Suppose that $y_1, y_2$ are data drawn from a density function $f$ with parameters $\theta_1, \theta_2$ which are unknown. Suppose I applied some prior on $\theta_1, \theta_2$. Then, the Gibbs sampler states that if we know the FULL conditional distributions:
$$ p(\theta_1|\theta_2, y) \ \ \ \text{and} \ \ \ p(\theta_2|\theta_1, y) $$
then we may draw from each and be able to approximate draws from the joint distribution $p(\theta_1, \theta_2)$, which is assumed to be hard to find (which is why we do Gibbs here to begin with).

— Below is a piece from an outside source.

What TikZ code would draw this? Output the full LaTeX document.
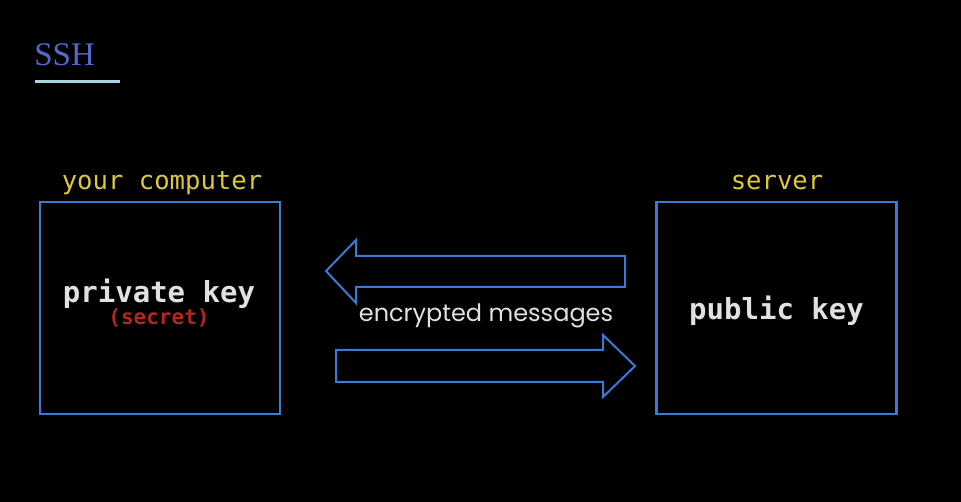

We may rewrite the above as:
$$ p(\theta_1|\theta_2, y) = \frac{p(\theta_1,\theta_2, y)}{p(\theta_2, y)} \ \ \ \text{and} \ \ \ p(\theta_2|\theta_1, y) = \frac{p(\theta_2,\theta_1, y)}{p(\theta_1, y)} $$
Now, I assume that we know $p(\theta_1, y)$ and $p(\theta_2, y)$ from the prior specification. Then, if we know $p(\theta_1, y)$ and $p(\theta_1|\theta_2, y)$, don't we also know $p(\theta_1,\theta_2, y)$?
What exactly is the Gibb's sampler doing here?